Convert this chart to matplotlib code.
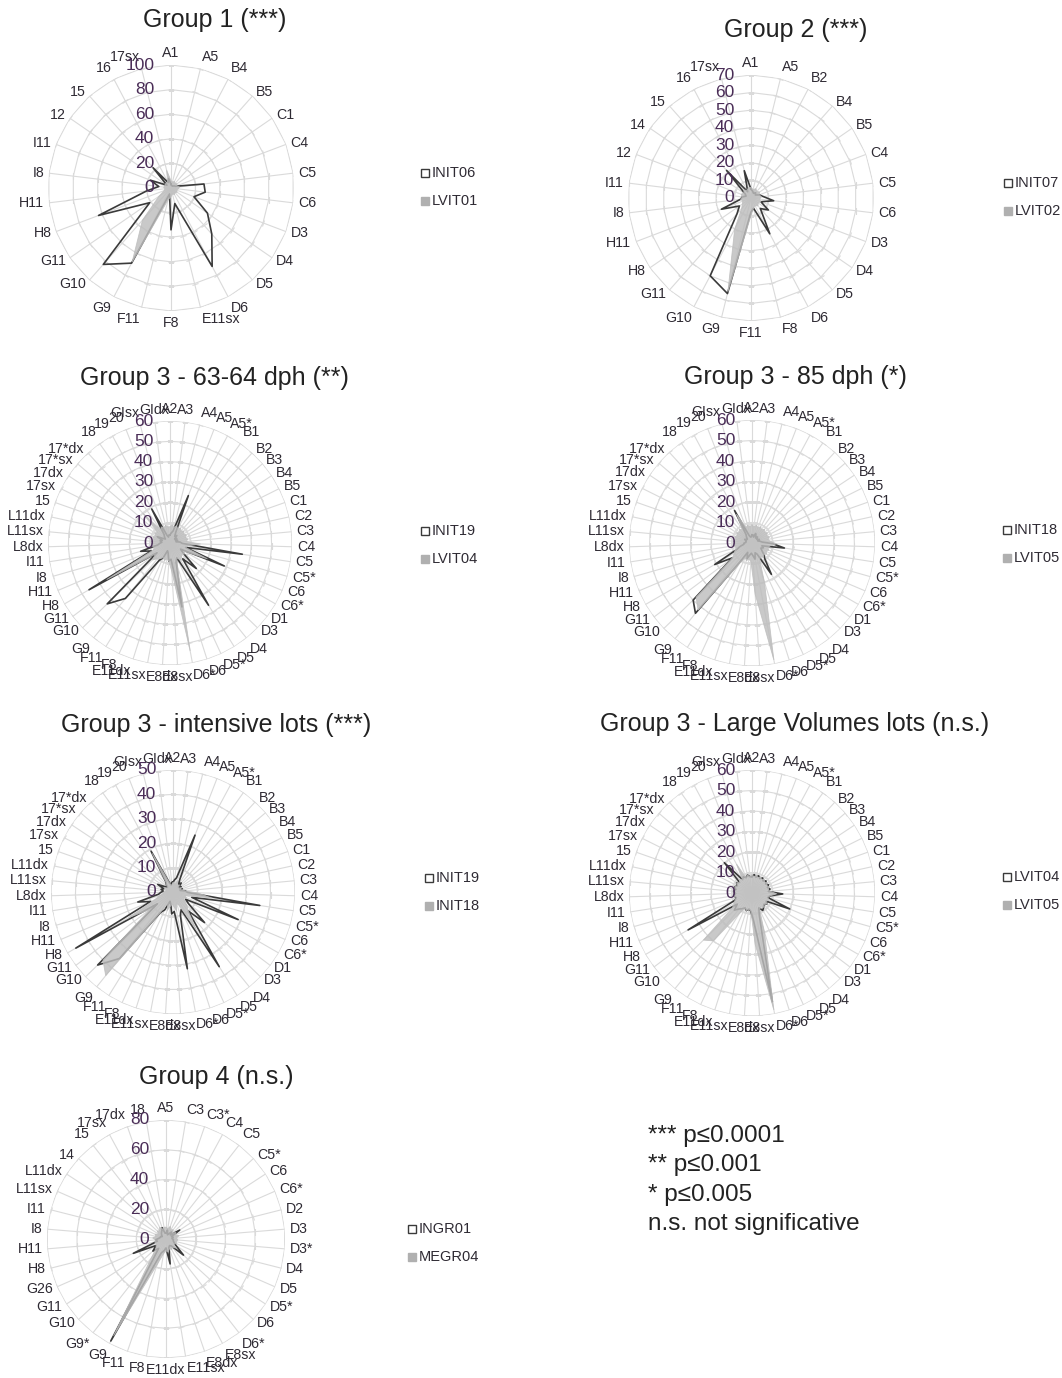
import numpy as np
import matplotlib
matplotlib.use('Agg')
import matplotlib.pyplot as plt
from matplotlib.markers import MarkerStyle
from matplotlib.patches import Rectangle
from matplotlib.transforms import Affine2D

plt.rcParams['font.family'] = ['Liberation Sans', 'DejaVu Sans']

W, H = 1062, 1378

# ---------------- data ----------------
g1_cats = ["A1", "A5", "B4", "B5", "C1", "C4", "C5", "C6", "D3", "D4", "D5", "D6", "E11sx",
           "F8", "F11", "G9", "G10", "G11", "H8", "H11", "I8", "I11", "12", "15", "16", "17sx"]
g1_init06 = [3, 2, 2, 2, 3, 4, 27, 28, 20, 36, 50, 72, 13, 34, 5, 69, 83, 21, 63, 20, 10, 18, 4, 22, 5, 8]
g1_lvit01 = [6, 5, 6, 5, 6, 5, 7, 6, 5, 6, 5, 6, 5, 7, 10, 68, 35, 12, 6, 5, 6, 5, 6, 5, 6, 15]

g2_cats = ["A1", "A5", "B2", "B4", "B5", "C4", "C5", "C6", "D3", "D4", "D5", "D6", "F8",
           "F11", "G9", "G10", "G11", "H8", "H11", "I8", "I11", "12", "14", "15", "16", "17sx"]
g2_init07 = [5, 4, 3, 4, 3, 5, 7, 13, 6, 12, 8, 23, 6, 8, 56, 50, 12, 8, 18, 6, 5, 3, 4, 21, 4, 16]
g2_lvit02 = [6, 5, 6, 5, 6, 5, 6, 5, 6, 5, 6, 5, 6, 10, 55, 20, 8, 6, 5, 6, 5, 6, 5, 6, 5, 6]

g3_cats = ["A2", "A3", "A4", "A5", "A5*", "B1", "B2", "B3", "B4", "B5",
           "C1", "C2", "C3", "C4", "C5", "C5*", "C6", "C6*",
           "D1", "D3", "D4", "D5", "D5*", "D6", "D6*",
           "E8sx", "E8dx", "E11sx", "E11dx", "F8", "F11", "G9", "G10", "G11",
           "H8", "H11", "I8", "I11", "L8dx", "L11sx", "L11dx",
           "15", "17sx", "17dx", "17*sx", "17*dx", "18", "19", "20", "GIsx", "GIdx"]
g3_init19 = [4, 5, 6, 25, 6, 4, 5, 3, 4, 3,
             4, 3, 5, 6, 36, 8, 29, 6,
             8, 18, 10, 36, 8, 10, 32,
             8, 9, 5, 4, 8, 10, 35, 43, 8,
             46, 10, 15, 6, 5, 4, 5,
             4, 7, 4, 3, 4, 5, 19, 4, 3, 4]
g3_init18 = [4, 4, 3, 5, 4, 3, 4, 3, 3, 4,
             3, 4, 5, 10, 16, 5, 6, 5,
             6, 8, 10, 18, 6, 5, 8,
             6, 5, 6, 8, 5, 10, 44, 40, 12,
             21, 8, 6, 4, 4, 3, 3,
             3, 4, 3, 3, 4, 5, 18, 4, 3, 3]
g3_lvit04 = [8, 9, 8, 9, 8, 9, 8, 9, 8, 9,
             8, 9, 8, 15, 9, 8, 20, 8,
             9, 8, 9, 10, 8, 12, 54,
             14, 9, 8, 9, 8, 9, 10, 12, 9,
             36, 9, 8, 9, 8, 9, 8,
             9, 8, 9, 8, 20, 8, 9, 8, 9, 8]
# LVIT05 as drawn in the 85 dph panel and in the Large Volumes panel
g3_85_lvit05 = [9, 8, 9, 8, 9, 8, 9, 8, 9, 8,
                9, 8, 9, 12, 9, 8, 9, 8,
                9, 8, 9, 8, 9, 20, 58,
                25, 9, 8, 9, 8, 12, 42, 38, 12,
                10, 9, 8, 9, 8, 9, 8,
                9, 8, 9, 8, 9, 8, 16, 8, 9, 8]
g3_lv_lvit05 = [9, 8, 9, 8, 9, 8, 9, 8, 9, 8,
                9, 8, 9, 12, 9, 8, 9, 8,
                9, 8, 9, 8, 9, 20, 58,
                25, 9, 8, 9, 8, 12, 30, 33, 12,
                10, 9, 8, 9, 8, 9, 8,
                9, 8, 9, 8, 9, 8, 16, 8, 9, 8]

g4_cats = ["A5", "C3", "C3*", "C4", "C5", "C5*", "C6", "C6*", "D2", "D3", "D3*", "D4", "D5",
           "D5*", "D6", "D6*", "E8sx", "E8dx", "E11sx", "E11dx", "F8", "F11", "G9", "G9*",
           "G10", "G11", "G26", "H8", "H11", "I8", "I11", "L11sx", "L11dx", "14", "15",
           "17sx", "17dx", "18"]
g4_ingr01 = [4, 6, 3, 4, 6, 4, 11, 4, 5, 4, 5, 5, 6, 8, 16, 6, 5, 6, 17, 6,
             8, 10, 78, 8, 12, 8, 24, 6, 7, 5, 4, 4, 3, 4, 5, 6, 8, 4]
g4_megr04 = [8, 7, 9, 7, 8, 6, 8, 7, 9, 7, 8, 7, 8, 6, 9, 7, 8, 7, 9, 8,
             10, 18, 74, 16, 9, 8, 7, 8, 7, 9, 7, 8, 6, 8, 7, 9, 7, 8]

signif = ["*** p\u22640.0001", "** p\u22640.001", "* p\u22640.005", "n.s. not significative"]

DARK = '#3a3a3a'
FILL = '#bdbdbd'
GRID = '#dadada'
LABEL = '#2e2a33'
TICK = '#4a2d57'

fig = plt.figure(figsize=(W / 100, H / 100), dpi=100)


def radar(cx, cy, R, cats, line_vals, fill_vals, vmax, step, title, title_xy, names, legend_xy):
    ax = fig.add_axes([(cx - R) / W, 1 - (cy + R) / H, 2 * R / W, 2 * R / H], projection='polar')
    ax.set_theta_zero_location('N')
    ax.set_theta_direction(-1)
    ax.set_ylim(0, vmax)
    ax.set_axis_off()

    n = len(cats)
    theta = np.arange(n) * 2 * np.pi / n
    tc = np.append(theta, theta[0])
    levels = np.arange(step, vmax + step / 2, step)

    # grid polygons, spokes and spoke ticks
    for lv in levels:
        ax.plot(tc, [lv] * (n + 1), color=GRID, lw=0.8, zorder=1)
    for t in theta:
        ax.plot([t, t], [0, vmax], color=GRID, lw=0.8, zorder=1)
        mk = MarkerStyle('|', transform=Affine2D().rotate_deg(90 - np.degrees(t)))
        ax.plot([t] * len(levels), levels, ls='none', marker=mk, ms=5, mec=GRID, mew=0.8, zorder=1)

    # series
    ax.plot(tc, list(line_vals) + [line_vals[0]], color=DARK, lw=1.2, zorder=2)
    ax.fill(tc, list(fill_vals) + [fill_vals[0]], fc=FILL, ec=FILL, lw=0.6, alpha=0.82, zorder=3)

    # value labels on the top axis
    for v in np.arange(0, vmax + step / 2, step):
        ax.annotate(f'{v:g}', xy=(0, v), xytext=(-12, 0), textcoords='offset points',
                    ha='right', va='center', fontsize=12.5, color=TICK, zorder=4)

    # category labels
    for t, c in zip(theta, cats):
        s, co = np.sin(t), np.cos(t)
        ha = 'left' if s > 0.15 else ('right' if s < -0.15 else 'center')
        va = 'bottom' if co > 0.75 else ('top' if co < -0.75 else 'center')
        ax.annotate(c, xy=(t, vmax), xytext=(3.5 * s, 3.5 * co), textcoords='offset points',
                    ha=ha, va=va, fontsize=10.2, color=LABEL)

    fig.text(title_xy[0] / W, 1 - title_xy[1] / H, title, ha='center', va='center',
             fontsize=18, color='#222222')

    lx, ly = legend_xy
    for k, nm in enumerate(names):
        y = ly + 28 * k
        fc = 'white' if k == 0 else '#b0b0b0'
        ec = DARK if k == 0 else '#b0b0b0'
        fig.patches.append(Rectangle((lx / W, 1 - (y + 4) / H), 8 / W, 8 / H,
                                     transform=fig.transFigure, fc=fc, ec=ec, lw=1))
        fig.text((lx + 11) / W, 1 - y / H, nm, ha='left', va='center', fontsize=10.5, color=LABEL)


radar(171, 188, 123, g1_cats, g1_init06, g1_lvit01, 100, 20, 'Group 1 (***)', (215, 20),
      ['INIT06', 'LVIT01'], (421, 173))
radar(751, 198, 123, g2_cats, g2_init07, g2_lvit02, 70, 10, 'Group 2 (***)', (796, 30),
      ['INIT07', 'LVIT02'], (1004, 183))
radar(170, 543, 122, g3_cats, g3_init19, g3_lvit04, 60, 10, 'Group 3 - 63-64 dph (**)', (214, 378),
      ['INIT19', 'LVIT04'], (421, 531))
radar(752, 543, 123, g3_cats, g3_init18, g3_85_lvit05, 60, 10, 'Group 3 - 85 dph (*)', (795, 377),
      ['INIT18', 'LVIT05'], (1003, 530))
radar(173, 892, 122, g3_cats, g3_init19, g3_init18, 50, 10, 'Group 3 - intensive lots (***)', (216, 725),
      ['INIT19', 'INIT18'], (425, 878))
radar(752, 893, 123, g3_cats, g3_lvit04, g3_lv_lvit05, 60, 10, 'Group 3 - Large Volumes lots (n.s.)', (795, 724),
      ['LVIT04', 'LVIT05'], (1003, 877))
radar(166, 1239, 119, g4_cats, g4_ingr01, g4_megr04, 80, 20, 'Group 4 (n.s.)', (216, 1077),
      ['INGR01', 'MEGR04'], (408, 1229))

for i, line in enumerate(signif):
    fig.text(648 / W, 1 - (1136 + 29.3 * i) / H, line, ha='left', va='center',
             fontsize=17.5, color='#222222')

fig.savefig('out.png', dpi=100, facecolor='white')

_ _ _ _

▶ **Problem to work on**:
Restate the material word for word from its first line through the line containing "plt.rcParams['font.family'] = ['Liberation", both included; the pictures do not belong in it.

▶ **Complete response**:
Convert this chart to matplotlib code.
import numpy as np
import matplotlib
matplotlib.use('Agg')
import matplotlib.pyplot as plt
from matplotlib.markers import MarkerStyle
from matplotlib.patches import Rectangle
from matplotlib.transforms import Affine2D

plt.rcParams['font.family'] = ['Liberation Sans', 'DejaVu Sans']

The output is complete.